Harvard University researchers were able to correctly identify between 84 percent and 97 percent of Personal Genome Project participants through demographic information they provided.
The Personal Genome Project, led by George Church at Harvard Medical School, began about a half dozen years ago to examine the interactions among genotype, the environment, and phenotype. Project participants provide genomic information as well as health information and some other personal data. The project notes that privacy cannot be guaranteed, though the online profiles do not include names or addresses.
Latanya Sweeney and her colleagues write in a paper, available at the arXiv preprint server, that they matched demographic data— such as ZIP code, age, and gender — from 579 of 1,130 public PGP profiles to data housed in voter or other public records. From this, they received 241 unique matches.
The researchers shared their findings with the PGP to determine the accuracy of their matches. According to the response from the PGP, 84 percent of Sweeney and her team's matches were correct, and, the researchers note, if nicknames were taken into consideration, that proportion of correct matches increases to 97 percent. "Our ability to learn their names is based on their demographics, not their DNA, thereby revisiting an old vulnerability that could be easily thwarted with minimal loss of research value," they write.
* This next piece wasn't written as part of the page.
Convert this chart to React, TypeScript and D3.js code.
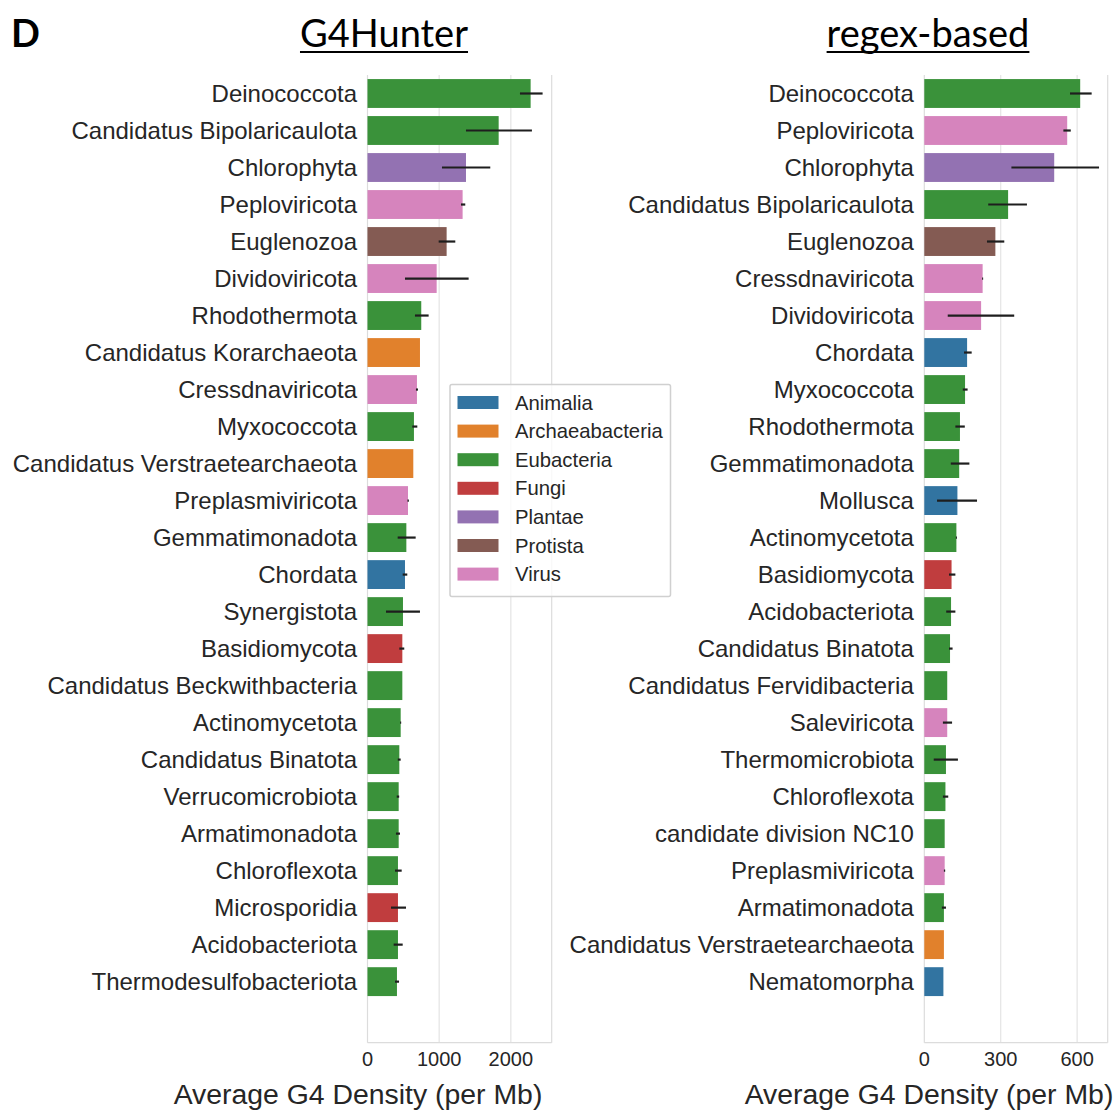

Sweeney and her colleagues add that by making age and location data a bit fuzzier, PGP participants would be able to protect themselves from identification. They note that they developed a tool to help PGP participants make such changes.
"That should make the Personal Genome Project significantly more private for those who choose this option. It should also serve as a warning for future projects involving personal data that privacy isn't always as easy to protect as it might at first seem," the Physics arXiv blog adds.